The Taoiseach is in full agreement with the British Prime Minister that Sinn Fein and the IRA are "inextricably linked", a Government spokesman has said.
Rejecting suggestions of a split on the issue between Mr Ahern and Mr Blair, the spokesman added that recent, apparently contrary, comments by the Taoiseach only echoed the views of Northern politicians, including the Ulster Unionist leader, Mr David Trimble.
"What Mr Ahern is saying is that Sinn Fein and the IRA are two separate organisations within the same republican family, that they may be inextricably linked, but that relying on one to speak for the other really isn't credible."
This was essentially the view expressed by Mr Trimble in his immediate response to the proposals contained in The Way Forward, the spokesman said.
Security sources said they still expected a meeting of the IRA leadership over the weekend and were hopeful the organisation would issue a statement about decommissioning that could facilitate the political process.
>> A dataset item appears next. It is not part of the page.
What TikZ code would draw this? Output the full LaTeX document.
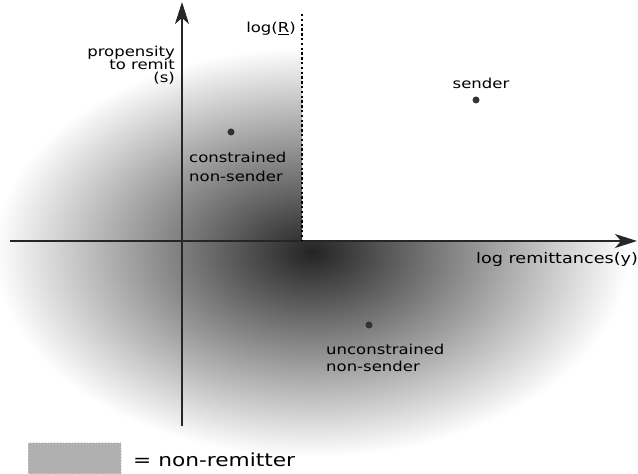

Sources said it is still expected that the IRA may be able to issue a statement that would go a good deal of the way to satisfying unionist demands. They said there was still considerable opposition to decommissioning in some hardline republican areas, particularly south Armagh, Tyrone and even in parts of Belfast, where there is otherwise strong support for the Sinn Fein leadership. The expected IRA statement may contain some wording designed to appease this hardline element.
Meanwhile, the Fine Gael leader, Mr John Bruton, said that the issue of whether Sinn Fein and the IRA were the same or separate organisations was "a time-wasting and pointless argument".
The real problem, he added, was that neither of them had ever publicly accepted that the referendums of the Belfast Agreement represented an act of national self-determination.
"Both have a political line which justifies or requires the IRA to maintain its military capacity because, in both their opinions, the mutual objectives have not been achieved.
"What is required now is that the two organisations, regardless of their connection, accept that the national will of the Irish people was expressed in the referendum on the Good Friday agreement (including its disarmament commitments)."
Mr Bruton added that when Mr John Hume "started the peace process" he sought to persuade Sinn Fein and the IRA that national determination could be achieved by agreement rather than continued war. Sinn Fein had backed off the logic of their own peace process, Mr Bruton said.